# Tarifwechsel



## Anonymous (31 Januar 2005)

Hallo,
ich habe eine Frage.Ich hatte mal den Powertarif bei Freenet. Versehentlich wurde übers Eumex, also beim ISDN-Anschluss die Nummer geändert. Deshalb wurde alles zum Standarttarif abgerechnet, obwohl ja ein Powertarif bestand. Gibt es eine Möglichkeit dagen anzugehen?
Für Tipps bin ich dankar!


----------



## Reducal (31 Januar 2005)

Susi schrieb:
			
		

> Powertarif/Standarttarif bei Freenet. Versehentlich wurde die Nummer geändert.
> Gibt es eine Möglichkeit dagen anzugehen?


Haben die zwei Tarife unterschiedliche Einwahlnummern?
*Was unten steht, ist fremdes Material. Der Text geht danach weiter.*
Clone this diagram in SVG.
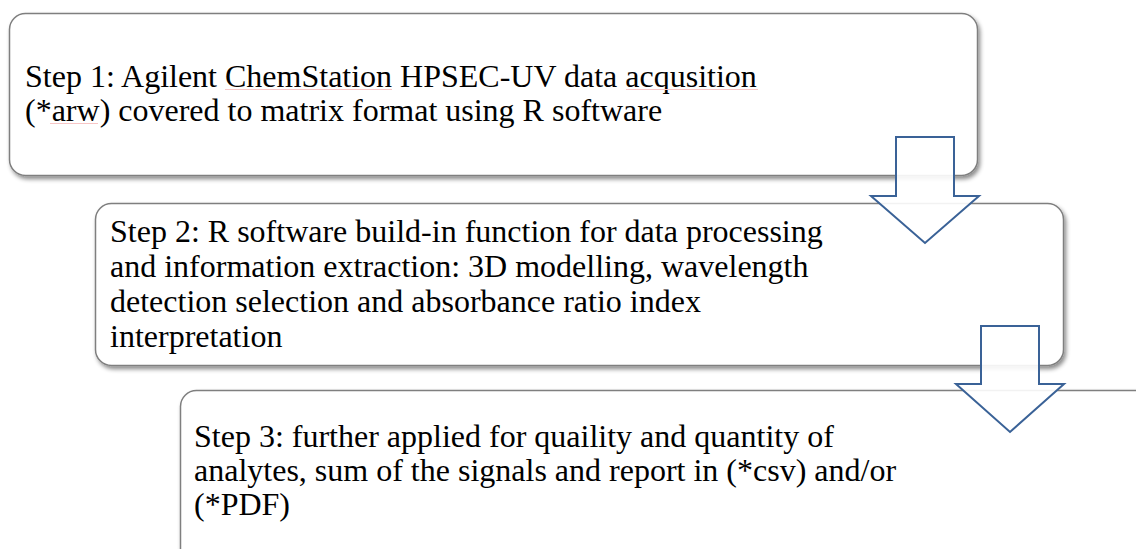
<svg xmlns="http://www.w3.org/2000/svg" width="1136" height="549" viewBox="0 0 1136 549">
<style>
.box{fill:#ffffff;stroke:#7f7f7f;stroke-width:1.5;filter:url(#sh)}
.t{font-family:"Liberation Serif","Times New Roman",serif;font-size:32px;fill:#000}
.arr{fill:#ffffff;fill-opacity:0.9;stroke:#3a6297;stroke-width:2;stroke-linejoin:miter}
.sq{stroke:#f7c6c6;stroke-width:1;fill:none}
</style>
<defs>
<filter id="sh" x="-5%" y="-10%" width="110%" height="130%">
<feDropShadow dx="2" dy="3" stdDeviation="2" flood-color="#000" flood-opacity="0.45"/>
</filter>
</defs>
<g id="step1">
<rect class="box" x="9.5" y="13.5" width="968" height="162" rx="16"/>
<text class="t" x="25" y="87">Step 1: Agilent ChemStation HPSEC-UV data acqusition</text>
<text class="t" x="25" y="121">(*arw) covered to matrix format using R software</text>
<line class="sq" x1="225" y1="89.5" x2="392" y2="89.5"/>
<line class="sq" x1="626" y1="89.5" x2="758" y2="89.5"/>
<line class="sq" x1="50" y1="123.5" x2="98" y2="123.5"/>
</g>
<g id="step2">
<rect class="box" x="95.5" y="203.5" width="968" height="162" rx="16"/>
<text class="t" x="110" y="242">Step 2: R software build-in function for data processing</text>
<text class="t" x="110" y="277">and information extraction: 3D modelling, wavelength</text>
<text class="t" x="110" y="312">detection selection and absorbance ratio index</text>
<text class="t" x="110" y="347">interpretation</text>
</g>
<g id="step3">
<rect class="box" x="180.5" y="390.5" width="1000" height="180" rx="16"/>
<text class="t" x="194" y="447">Step 3: further applied for quaility and quantity of</text>
<text class="t" x="194" y="481">analytes, sum of the signals and report in (*csv) and/or</text>
<text class="t" x="194" y="515">(*PDF)</text>
</g>
<g id="connectors">
<polygon class="arr" points="896,137 954,137 954,196 979,196 925,243 871,196 896,196"/>
<polygon class="arr" points="981,326 1039,326 1039,384 1064,384 1010,432 956,384 981,384"/>
</g>
</svg>
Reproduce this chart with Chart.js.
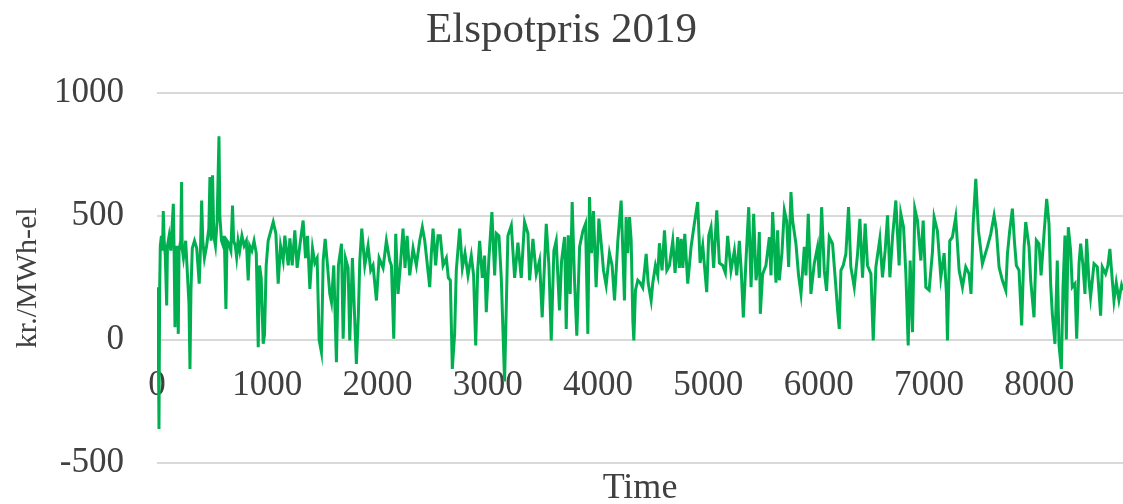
<!DOCTYPE html>
<html>
<head>
<meta charset="utf-8">
<script src="https://cdn.jsdelivr.net/npm/chart.js@4"></script>
<style>
  body { margin: 0; background: #fff; }
  #wrap { width: 1123px; height: 504px; }
</style>
</head>
<body>
<div id="wrap"><canvas id="chart" width="1123" height="504"></canvas></div>
<script>
// Data (hour of year, kr./MWh-el)
const hours = [
  0, 10, 18, 24, 30, 40, 50, 57, 65, 75, 88, 95, 110, 125, 148, 155, 163, 170, 180, 193,
  200, 215, 223, 228, 240, 260, 290, 299, 308, 320, 340, 360, 383, 395, 405, 415, 430, 450, 470, 480,
  490, 504, 515, 530, 545, 562, 570, 585, 600, 610, 625, 635, 650, 670, 685, 695, 710, 722, 735, 750,
  770, 790, 810, 827, 840, 860, 880, 900, 918, 930, 945, 963, 975, 990,
  1008, 1054, 1078, 1099, 1120, 1144, 1159, 1190, 1205, 1226, 1250, 1271, 1295, 1325, 1347, 1365, 1386, 1410, 1431, 1452,
  1470, 1491, 1507, 1525, 1546, 1567, 1582, 1603, 1627, 1645, 1673, 1688, 1709, 1733, 1748, 1772, 1808, 1826, 1839, 1857,
  1884, 1914, 1938, 1959, 1990, 2014, 2050, 2080, 2110,
  2126, 2147, 2165, 2186, 2207, 2231, 2249, 2268, 2292, 2322, 2352, 2382, 2406, 2428, 2452, 2473, 2488, 2503, 2527, 2548,
  2569, 2594, 2624, 2642, 2660, 2678, 2699, 2714, 2745, 2769, 2793, 2820, 2850, 2871, 2890, 2908, 2926, 2950, 2971, 2986,
  3010, 3037, 3062, 3077, 3101, 3122, 3152,
  3182, 3213, 3243, 3273, 3303, 3333, 3364, 3379, 3409, 3439, 3469, 3493, 3530, 3554, 3575, 3599, 3620, 3650, 3669, 3696,
  3711, 3729, 3747, 3765, 3786, 3807, 3832, 3862, 3886, 3907, 3922, 3940, 3958, 3982, 4007, 4028, 4049, 4073, 4103, 4127,
  4149, 4179, 4209,
  4239, 4254, 4269, 4285, 4300, 4315, 4324, 4339, 4360, 4381, 4405, 4436, 4454, 4481, 4496, 4520, 4541, 4556, 4580, 4602,
  4623, 4647, 4677, 4698, 4722, 4737, 4753, 4768, 4786, 4813, 4843, 4873, 4903, 4925, 4949, 4985, 5003, 5024, 5048, 5076,
  5100, 5130, 5154, 5175, 5205, 5236, 5257, 5281, 5299, 5317,
  5341, 5366, 5387, 5411, 5432, 5450, 5462, 5471, 5492, 5522, 5553, 5568, 5583, 5598, 5613, 5628, 5643, 5667, 5689, 5710,
  5728, 5749, 5764, 5794, 5818, 5840, 5870, 5885, 5906, 5930, 5960, 5990, 6006, 6027, 6051, 6072, 6096, 6126, 6150, 6172,
  6187, 6202, 6223, 6247, 6271, 6292, 6323, 6353, 6374, 6398, 6422, 6443,
  6474, 6495, 6519, 6555, 6579, 6603, 6625, 6646, 6670, 6700, 6715, 6730, 6745, 6770, 6791, 6812, 6830, 6851, 6872, 6896,
  6927, 6948, 6972, 7002, 7032, 7047, 7077, 7108, 7138, 7159, 7168, 7189, 7213, 7243, 7274, 7304, 7334, 7364, 7382, 7401,
  7425, 7449, 7485, 7530,
  7561, 7591, 7612, 7636, 7666, 7697, 7712, 7733, 7757, 7775, 7793, 7817, 7841, 7863, 7878, 7908, 7923, 7953, 7974, 7998,
  8017, 8044, 8068, 8089, 8104, 8119, 8143, 8164, 8180, 8201, 8216, 8234, 8246, 8264, 8285, 8300, 8324, 8340, 8361, 8376,
  8397, 8415, 8430, 8451, 8466, 8497, 8527, 8557, 8572, 8602, 8623, 8641, 8663, 8678, 8699, 8723, 8747, 8760
];
const prices = [
  212, 100, -362, 200, 380, 420, 360, 520, 400, 340, 138, 380, 420, 360, 550, 360, 50, 330, 380, 23,
  360, 400, 638, 370, 330, 400, 145, -119, 200, 370, 400, 370, 226, 380, 563, 400, 330, 380, 450, 658,
  400, 665, 420, 380, 480, 823, 500, 400, 380, 420, 124, 400, 390, 360, 543, 400, 380, 334, 400, 360,
  420, 380, 400, 239, 380, 360, 400, 350, -31, 300, 250, -17, 20, 300,
  400, 476, 430, 226, 380, 320, 421, 300, 410, 300, 442, 290, 380, 482, 330, 420, 205, 370, 310, 330,
  0, -51, 320, 408, 300, 185, 151, 300, -92, 300, 388, 3, 330, 290, -4, 330, -99, 100, 320, 449,
  300, 380, 280, 300, 158, 330, 290, 400, 320,
  300, 3, 428, 185, 300, 449, 290, 420, 260, 370, 300, 400, 455, 400, 300, 212, 350, 449, 300, 420,
  420, 300, 330, 250, 240, -119, 23, 280, 449, 290, 350, 260, 340, 260, -24, 280, 400, 250, 340, 111,
  330, 516, 260, 430, 420, 250, -170,
  420, 462, 250, 392, 250, 476, 429, 240, 408, 265, 320, 90, 469, 300, -4, 360, 400, 118, 320, 415,
  43, 422, 185, 557, 240, 16, 375, 440, 469, 23, 577, 350, 520, 212, 490, 390, 280, 220, 350, 300,
  158, 400, 563,
  158, 496, 350, 496, 400, 77, -4, 200, 240, 230, 210, 347, 230, 158, 230, 300, 260, 390, 280, 442,
  280, 300, 400, 270, 415, 290, 408, 290, 428, 226, 375, 470, 557, 310, 380, 192, 420, 455, 290, 523,
  310, 300, 270, 420, 280, 360, 260, 400, 270, 90,
  320, 536, 212, 509, 240, 300, 435, 104, 265, 300, 415, 260, 516, 375, 230, 442, 240, 350, 523, 480,
  294, 597, 482, 388, 260, 185, 375, 260, 509, 185, 307, 375, 250, 536, 280, 197, 415, 388, 250, 118,
  43, 280, 300, 347, 536, 294, 212, 347, 489, 250, 470, 300,
  266, -4, 294, 408, 252, 360, 503, 252, 415, 563, 429, 300, 510, 455, 266, -24, 320, 30, 530, 482,
  320, 482, 212, 200, 355, 496, 440, 252, 350, 185, -4, 400, 415, 496, 280, 212, 294, 266, 185, 469,
  651, 442, 307, 375,
  428, 503, 442, 294, 240, 199, 347, 442, 530, 400, 300, 280, 57, 375, 476, 375, 240, 90, 402, 388,
  260, 428, 570, 469, 226, 104, -18, 320, -24, -119, 212, 421, 0, 455, 360, 212, 226, 3, 307, 388,
  300, 185, 408, 240, 172, 307, 294, 97, 294, 266, 300, 367, 240, 158, 230, 160, 220, 200
];
const xTicks = [0, 1000, 2000, 3000, 4000, 5000, 6000, 7000, 8000];
const yTicks = [-500, 0, 500, 1000];

const textColor = "#404040";
const fontFamily = "'Liberation Serif', 'Times New Roman', serif";

const points = hours.map((h, i) => ({ x: h, y: prices[i] }));

// plain numbers, no thousands separator
const plain = (value) => String(value);

new Chart(document.getElementById("chart"), {
  type: "line",
  data: {
    datasets: [
      {
        data: points,
        borderColor: "#00B050",
        borderWidth: 3,
        pointRadius: 0,
        tension: 0,
        fill: false,
      },
    ],
  },
  options: {
    responsive: false,
    animation: false,
    layout: { padding: 0 },
    plugins: {
      legend: { display: false },
      tooltip: { enabled: false },
      title: {
        display: true,
        text: "Elspotpris 2019",
        color: textColor,
        font: { family: fontFamily, size: 43, weight: "normal" },
        padding: { top: 5, bottom: 36 },
      },
    },
    scales: {
      x: {
        type: "linear",
        min: 0,
        max: 8760,
        position: { y: 0 },
        afterBuildTicks: (scale) => {
          scale.ticks = xTicks.map((v) => ({ value: v }));
        },
        grid: { display: false, drawTicks: false },
        border: { display: false },
        ticks: {
          color: textColor,
          padding: 25,
          maxRotation: 0,
          callback: plain,
          font: { family: fontFamily, size: 35 },
        },
      },
      x2: {
        type: "linear",
        position: "bottom",
        display: true,
        afterFit: (scale) => {
          scale.height = 41;
        },
        grid: { display: false, drawTicks: false },
        border: { display: false },
        ticks: { display: false },
        title: {
          display: true,
          text: "Time",
          color: textColor,
          font: { family: fontFamily, size: 36, lineHeight: 1 },
          padding: { top: 0, bottom: -3 },
        },
      },
      y: {
        min: -500,
        max: 1000,
        afterBuildTicks: (scale) => {
          scale.ticks = yTicks.map((v) => ({ value: v }));
        },
        afterFit: (scale) => {
          scale.width = 157;
        },
        grid: {
          color: "#d9d9d9",
          lineWidth: 2,
          drawTicks: true,
          tickLength: 33,
          tickColor: "rgba(0,0,0,0)",
        },
        border: { display: false },
        ticks: {
          color: textColor,
          padding: 0,
          callback: plain,
          font: { family: fontFamily, size: 35 },
        },
        title: {
          display: true,
          text: "kr./MWh-el",
          color: textColor,
          font: { family: fontFamily, size: 30 },
          padding: { top: 10, bottom: 0 },
        },
      },
    },
  },
});
</script>
</body>
</html>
Wenn ja, wer ist Schuld an der Nummernänderung und gegen wen willst Du angehen - doch wohl nicht etwa gegen den Provider, der kann ja wohl kaum was für das Versehen.


----------



## KatzenHai (1 Februar 2005)

Wenn ein einstellender "Guter Geist" bei dir das verursacht hat, ist er den richtige Ansprechpartner.
Wenn die Telco Mist gebaut hat, diese. 

Wobei die Telco definit vertragliche Pflichten hat, ein "Guter Geist" als "Gefälligkeitsverhältnis"-Diener möglicherweise nicht ...

Ein wenig mehr Futter brauchen wir schon für eine Antwort, wobei die Grenze dann auch wiederum, bald erreicht ist, wo wir wegen des Rechtsberatungsgesetzes wieder aufhören werden, konkret zu helfen ...

 :bussi:


----------